For a quick overview, see https://en.wikipedia.org/wiki/Force_field_(chemistry). For a wikipedia article, it is a very detailed discussion with many references to the appropriate publications,

For more details, follow the references quoted in the article.

In adition to what Annemarie Honegger suggested:

Development of each force field is accompanied with the paper describing improvements of a given ff. Also, the choice of a ff is closely related to the system of interest – some ffs simply work better for some systems. Therefore, doing literature research and checking what other people reported for similar systems is a good starting point.

Dear Bijaya Pathak

The first main difference is the level of description, which is basically the resolution. Some of them (e.g. CHARMM) are all-atom force fields, that is they describe every single atom in a molecule.

Others are united-atom force fields, that is they describe most of the atoms, but neglect some of them in exchange for a speed up in computation. GROMOS is an example of a united-atom force field, where CHn aliphatic groups are represented by only an atom, usually a 'special' carbon atom which is parametrised to take into account also the missing hydrogen atoms.

Lastly, there are coarse-grained force fields, like MARTINI, which apply the same principle of united-atoms force fields, but to all the atoms of the system. A common approach is to map four heavy atoms into a single one, named bead. This leads to a drastically reduced number of particles in the simulation box, which concurrently allows for larger systems and faster simulations. The price is clearly a decrease in resolution, the systems is indeed more granulous.

The principle behind all of them is more or less the same. You want to integrate the Newton eqn of motion, which in molecular dynamics terms means that you need the potential for your system so that you can take its gradient and compute the force. The potentials have various forms, but usually are split into the bonded (~ intra-molecular) and non-bonded (~ inter-molecular) terms.

Different force fields can differ both in the form of these functions and in the set of parameters that you plug in to actually compute numerically the forces. These in turn depend also on how the force field was parametrised, such as the cut-off length of the interactions, the integration step, the treatment of h-bonds etc.

The choice of force fields, strictly speaking, depends mostly on what you want to do and the computational power available. If you want full atomistic detail and huge systems simulated for long times, be prepared for the corresponding huge computational power demand.

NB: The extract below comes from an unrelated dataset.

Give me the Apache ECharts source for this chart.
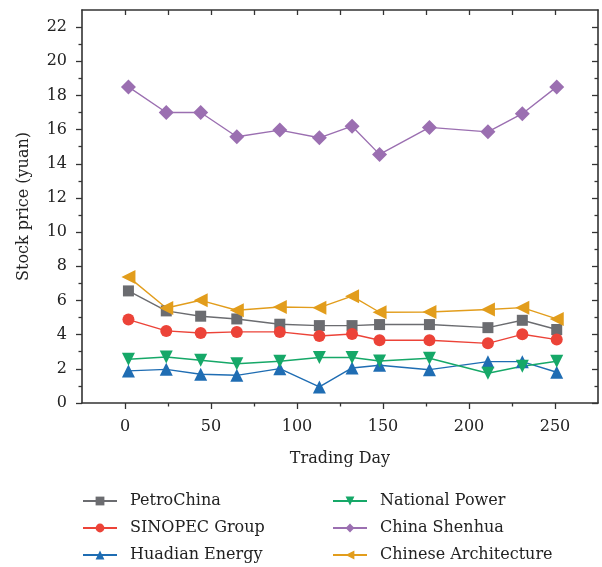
<!DOCTYPE html>
<html>
<head>
<meta charset="utf-8">
<script src="https://cdn.jsdelivr.net/npm/echarts@6/dist/echarts.min.js"></script>
<style>
  html, body { margin: 0; padding: 0; background: #fff; }
  #main { width: 602px; height: 567px; }
</style>
</head>
<body>
<div id="main"></div>
<script>
var myChart = echarts.init(document.getElementById('main'));

// trading days sampled
var days = [2, 24, 44, 65, 90, 113, 132, 148, 177, 211, 231, 251];

var petroChina   = [6.56, 5.39, 5.08, 4.92, 4.61, 4.53, 4.53, 4.59, 4.59, 4.41, 4.84, 4.30];
var sinopec      = [4.88, 4.22, 4.10, 4.16, 4.16, 3.92, 4.04, 3.67, 3.67, 3.49, 4.02, 3.71];
var huadian      = [1.88, 1.97, 1.68, 1.62, 2.01, 0.94, 2.05, 2.21, 1.95, 2.42, 2.42, 1.80];
var nationalPower = [2.56, 2.69, 2.50, 2.30, 2.44, 2.66, 2.66, 2.46, 2.62, 1.74, 2.15, 2.44];
var shenhua      = [18.5, 17.0, 17.0, 15.58, 15.97, 15.52, 16.2, 14.55, 16.13, 15.87, 16.93, 18.5];
var architecture = [7.38, 5.56, 6.01, 5.43, 5.62, 5.58, 6.25, 5.31, 5.33, 5.47, 5.58, 4.92];

var xMajor = [0, 50, 100, 150, 200, 250];
var xMinor = [25, 75, 125, 175, 225];
var yMajor = [0, 2, 4, 6, 8, 10, 12, 14, 16, 18, 20, 22];
var yMinor = [1, 3, 5, 7, 9, 11, 13, 15, 17, 19, 21];

var axisColor = '#333';
var font = 'DejaVu Serif';
var fontSize = 16;

function pairs(vals) {
    return days.map(function (d, i) { return [d, vals[i]]; });
}

// builds one axis; extra ones only carry ticks
function makeAxis(kind, pos, ticks, len, inside, showLine, labels) {
    var ax = {
        type: 'value',
        position: pos,
        min: kind === 'x' ? -25 : 0,
        max: kind === 'x' ? 275 : 23,
        splitLine: { show: false },
        axisLine: { show: showLine, onZero: false, lineStyle: { color: axisColor, width: 1.6 } },
        axisTick: { show: true, inside: inside, length: len, customValues: ticks,
                    lineStyle: { color: axisColor, width: 1.3 } },
        axisLabel: { show: !!labels, customValues: ticks, color: '#222',
                     fontFamily: font, fontSize: fontSize, margin: kind === 'x' ? 16 : 15 }
    };
    return ax;
}

var xAxes = [
    makeAxis('x', 'bottom', xMajor, 6, false, true, true),
    makeAxis('x', 'bottom', xMinor, 3.5, false, false, false),
    makeAxis('x', 'top', xMajor, 5, true, true, false),
    makeAxis('x', 'top', xMinor, 5, true, false, false)
];
xAxes[0].name = 'Trading Day';
xAxes[0].nameLocation = 'middle';
xAxes[0].nameGap = 48;
xAxes[0].nameTextStyle = { fontFamily: font, fontSize: fontSize, color: '#222' };

var yAxes = [
    makeAxis('y', 'left', yMajor, 6, false, true, true),
    makeAxis('y', 'left', yMinor, 3.5, false, false, false),
    makeAxis('y', 'right', yMajor, 6, true, true, false),
    makeAxis('y', 'right', yMinor, 3.5, true, false, false)
];
yAxes[0].name = 'Stock price (yuan)';
yAxes[0].nameLocation = 'middle';
yAxes[0].nameGap = 50;
yAxes[0].nameTextStyle = { fontFamily: font, fontSize: fontSize, color: '#222' };

function line(name, vals, color, symbol, size, rotate) {
    return {
        name: name,
        type: 'line',
        data: pairs(vals),
        symbol: symbol,
        symbolSize: size,
        symbolRotate: rotate || 0,
        showSymbol: true,
        itemStyle: { color: color },
        lineStyle: { color: color, width: 1.4 },
        z: 3
    };
}

var legendText = { fontFamily: font, fontSize: fontSize, color: '#222', padding: [0, 0, 0, 8] };

var option = {
    backgroundColor: '#fff',
    animation: false,
    grid: { left: 82, right: 4, top: 10, bottom: 164 },
    xAxis: xAxes,
    yAxis: yAxes,
    legend: [{
        orient: 'vertical',
        left: 82,
        top: 493,
        padding: 0,
        itemWidth: 34,
        itemHeight: 11,
        itemGap: 11,
        textStyle: legendText,
        data: ['PetroChina', 'SINOPEC Group', 'Huadian Energy']
    }, {
        orient: 'vertical',
        left: 332,
        top: 493,
        padding: 0,
        itemWidth: 34,
        itemHeight: 11,
        itemGap: 11,
        textStyle: legendText,
        data: ['National Power', 'China Shenhua', 'Chinese Architecture']
    }],
    series: [
        line('PetroChina', petroChina, '#6b6c70', 'rect', 11),
        line('SINOPEC Group', sinopec, '#ec4338', 'circle', 12),
        line('Huadian Energy', huadian, '#1f6db3', 'triangle', 13),
        line('National Power', nationalPower, '#16a868', 'triangle', 13, 180),
        line('China Shenhua', shenhua, '#9b6fb1', 'diamond', 15),
        line('Chinese Architecture', architecture, '#e29d1c', 'triangle', 14, 90)
    ]
};

myChart.setOption(option);
</script>
</body>
</html>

Many books and papers have been written on these topics. A good general start are always

[Frenkel D. et al.] Understanding molecular simulation

[Leach] Molecular Modelling

[Allen M.P. et al.] Computer Simulation of Liquids

Then if you want to focus on specific force fields, you will have to read their associated papers to understand how they were modeled and what are the sims parameters that should be used.

Hope this helps,

Nicola

How about the nature of proteins. What of proteins with metals inside of them (like containing co-factors)? How will those metals be parametized and what force field is suitable for such?